Quaternionic Approach of Canal Surfaces Constructed by Some New Ideas

Abstract

A canal surface is a surface constructed as the envelope of a family of spheres with the parametric (non constant radii) radii r(s) and a space curve $${\alpha (s)}$$ called its center. If the radii of the generating spheres are constant r then the canal surface is called tubular surface such as right circular cylinder, torus, right circular cone, surface of revolution. The quaternions are number systems generalized by the complex numbers. Irish mathematician Hamilton (Lond Edinb Dublin Philos Mag J Sci 25(3):489–495, 1844) discovered them in 1843 and applied to mechanics in three-dimensional space.
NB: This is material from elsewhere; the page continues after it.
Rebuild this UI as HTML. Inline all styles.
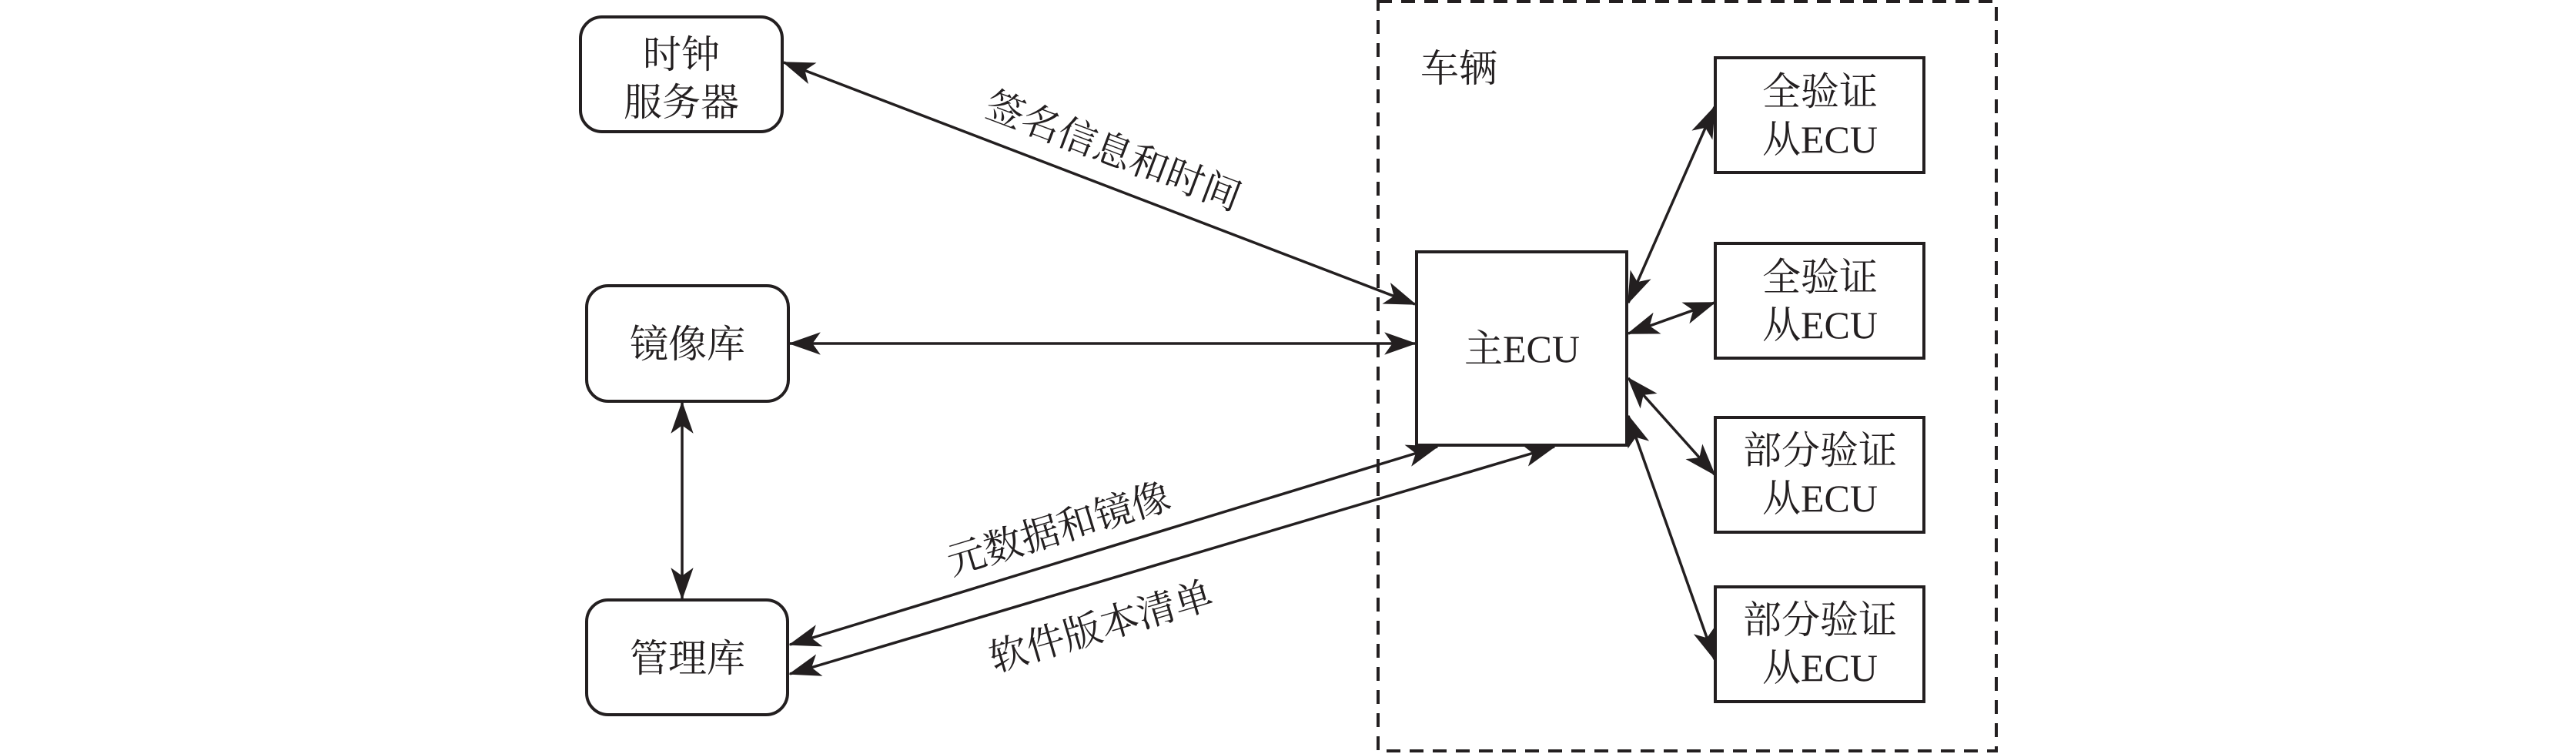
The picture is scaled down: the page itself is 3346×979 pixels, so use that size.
<!DOCTYPE html>
<html><head><meta charset="utf-8"><style>
html,body{margin:0;padding:0;background:#fff;}
svg{display:block;}
text{font-family:"Liberation Serif","Noto Serif CJK SC",serif;fill:#231f20;}
</style></head><body>
<svg width="3346" height="979" viewBox="0 0 3346 979" xmlns="http://www.w3.org/2000/svg">
<defs>
<marker id="a" viewBox="0 0 20 14" refX="19" refY="7" markerWidth="12" markerHeight="8.4" markerUnits="strokeWidth" orient="auto-start-reverse">
<path d="M0,0 L20,7 L0,14 L5,7 Z" fill="#231f20"/>
</marker>
</defs>
<g fill="none" stroke="#231f20" stroke-width="4">
<rect x="1790" y="2" width="803" height="973" stroke-dasharray="18,12"/>
<rect x="754" y="22" width="262" height="149" rx="28"/>
<rect x="762" y="371" width="262" height="150" rx="28"/>
<rect x="762" y="779" width="261" height="149" rx="28"/>
<rect x="1840" y="327" width="273" height="251"/>
<rect x="2228" y="75" width="271" height="149"/>
<rect x="2228" y="316" width="271" height="149"/>
<rect x="2228" y="542" width="271" height="149"/>
<rect x="2228" y="762" width="271" height="149"/>
</g>
<g stroke="#231f20" stroke-width="3.5" marker-start="url(#a)" marker-end="url(#a)">
<line x1="1018" y1="81" x2="1838" y2="395"/>
<line x1="1026" y1="446" x2="1838" y2="446"/>
<line x1="886" y1="523" x2="886" y2="777"/>
<line x1="1026" y1="837" x2="1867" y2="580"/>
<line x1="1026" y1="875" x2="2019" y2="580"/>
<line x1="2115" y1="393" x2="2227" y2="139"/>
<line x1="2115" y1="433" x2="2227" y2="393"/>
<line x1="2115" y1="491" x2="2227" y2="616"/>
<line x1="2115" y1="540" x2="2227" y2="856"/>
</g>
<g font-size="50" text-anchor="middle">
<text x="885" y="88">时钟</text>
<text x="885" y="150">服务器</text>
<text x="893" y="464">镜像库</text>
<text x="893" y="872">管理库</text>
<text x="1977" y="470">主ECU</text>
<text x="2364" y="136">全验证</text>
<text x="2364" y="198">从ECU</text>
<text x="2364" y="377">全验证</text>
<text x="2364" y="439">从ECU</text>
<text x="2364" y="602">部分验证</text>
<text x="2364" y="664">从ECU</text>
<text x="2364" y="822">部分验证</text>
<text x="2364" y="884">从ECU</text>
<text x="1895" y="106">车辆</text>
<text transform="translate(1440,212) rotate(20.8)">签名信息和时间</text>
<text transform="translate(1380,703) rotate(-17)">元数据和镜像</text>
<text transform="translate(1435,830) rotate(-16.5)">软件版本清单</text>
</g>
</svg>
</body></html>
Many laws of curves and surfaces in differential geometry used quaternions such as quaternionic helices (Coken and Tuna in Appl Math Comput 155:373–389, 2004; Gok et al. in Appl Clifford Algebras 21:707–719, 2011; Kahraman et al. in Appl Math Comput 218:6391–6400, 2012) and canal surfaces (Aslan and Yayli in Adv Appl Clifford Algebras, 2015; Babaarslan and Yayli in ISRN Geom 2012:Article ID 126358, p 8, 2012). This paper has two purposes. The first purpose is to form canal surfaces whose centers are spherical indicatrices of a spatial curve with a new idea in terms of alternative moving frame $${\{N,C,W\}}$$ The second purpose is to obtain canal surfaces by using the quaternion product and matrix representation. Moreover, we give some related examples with their figures.